Wade made his second clutch last-minute basket of the series, but give the boisterous, black-clad crowd of 20,147 an assist. For the fifth time in as many games, home-court advantage proved insurmountable.
“Everybody in black helped will us to victory,” Wade said. “When you’ve got 20,000 people waiting to erupt and waiting for you to do anything, when you do it, it gives you the energy to get over the hump.”
The Heat overcame a 33-point performance by Baron Davis for their 15th consecutive victory in Miami. They can close out the series with a victory Sunday in New Orleans, but they’re 13-30 on the road this season.
“We’ve got to win,” Hornets guard Darrell Armstrong said. “If we don’t, get your golf clubs, get your fishing gear, get ready for summer.”
Should the Hornets win, Game 7 will be Tuesday in Miami. Awaiting the winner in the second round are the Indiana Pacers, who have been idle since completing a sweep of Boston last Sunday.
The Hornets fell to 0-5 in Miami this season, including a 30-point loss on their most recent visit. This one stung even more because New Orleans led by 11 points in the first half and was up 58-49 midway through the third quarter.
“We were in control the whole game, and down the stretch we kind of lost our composure,” Davis said.

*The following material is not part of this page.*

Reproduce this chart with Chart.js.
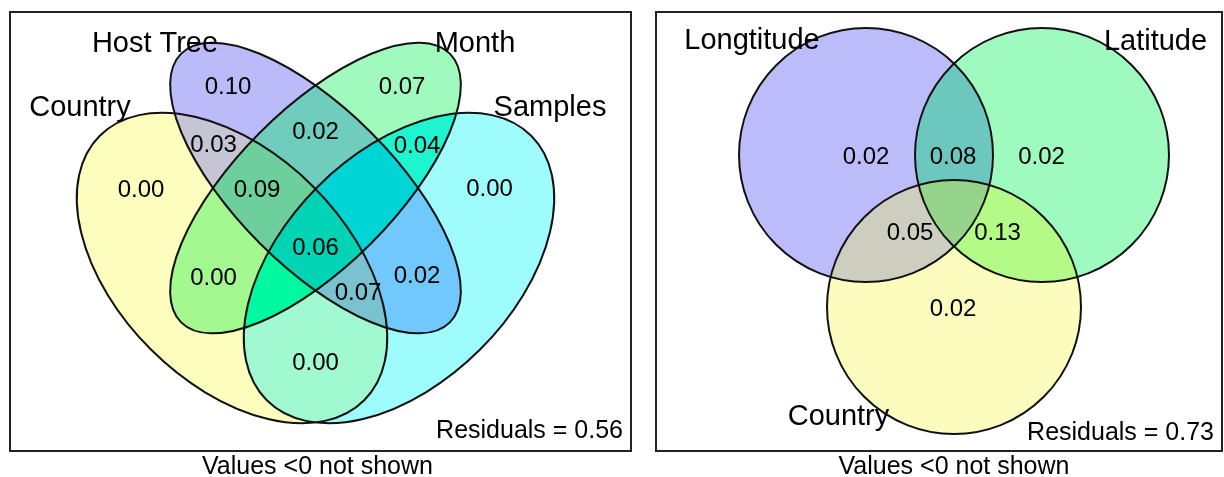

Wade and Eddie Jones sparked the comeback by the Heat. They scored 29 points in the fourth quarter, and the 11-point deficit was the largest Miami has overcome in a playoff game.
“There’s no reason we shouldn’t be composed on our home floor,” Wade said. “Even though they had the lead most of the game, we were confident.”
Once the Heat took the lead down the stretch, they struggled to keep it. On one possession the Hornets missed three consecutive shots but rebounded each one before Davis hit a 3-pointer to put his team up 76-75.
The Heat tied it twice, then got the ball back with less than 90 seconds left when Davis missed a 3-pointer. Lamar Odom passed in the corner to an open Wade, whose 3-pointer went swish as the 24-second clock expired.
Wade also made the winning basket with 1.3 seconds left in Game 1.
“Anytime it comes to crunch time, I love the moment,” he said.
Following a timeout, Armstrong missed two long jumpers—the first of which was blocked by Caron Butler. Butler made three free throws and Jones added another with 14 seconds left to clinch the victory.
Jones scored 25 points and Wade had 21 for the Heat.
For the Hornets it was all Davis. He has limped through the series with ankle and knee injuries while playing so well that the Heat wonder whether he’s really hurt, and the latest game was his best yet.
The All-Star guard finished 11-for-18 from the field, made three 3-pointers and had seven assists. He needed just nine shots to score 20 points in the first half.
But the Heat increased their defensive pressure in the second half and scored the first six points of the final quarter, including consecutive baskets by Wade, for a 64-63 lead.
By then it appeared the Hornets were losing their cool. Coach Tim Floyd threw a red-faced stomping tantrum in reaction to a traveling call against his team and received a technical.
“We let some opportunities get away from us,” Floyd said.
Miami won despite a big foul disparity for most of the game and the ejection of backup point guard Rafer Alston late in the third quarter when he received his second technical foul after poking David Wesley in the groin.
Alston earlier was involved in a double technical that resulted from a shoving match following a scramble for a loose ball.
“Both teams knew how important this game was,” Odom said. “Both teams were ready to do whatever they had to do to win the game—scratch, cuss,fight, pull, grab, whatever. But we got it done.”
NBA commissioner David Stern attended the game and said he has no idea whether Pat Riley will return to coaching. But Stern said he expects Riley to find any offseason offers tempting. “Fred Astaire danced, and Pat Riley coaches,” Stern said. … The crowd also included Dan Marino and Ricky Williams. … Heat coach Stan Van Gundy said the noon starting time Sunday is less than ideal, but is no alibi if his team loses. “It would be a nice excuse if we were playing at noon and they were playing at 7,” he said. … TheHornets have lost 20 of their past 25 road games.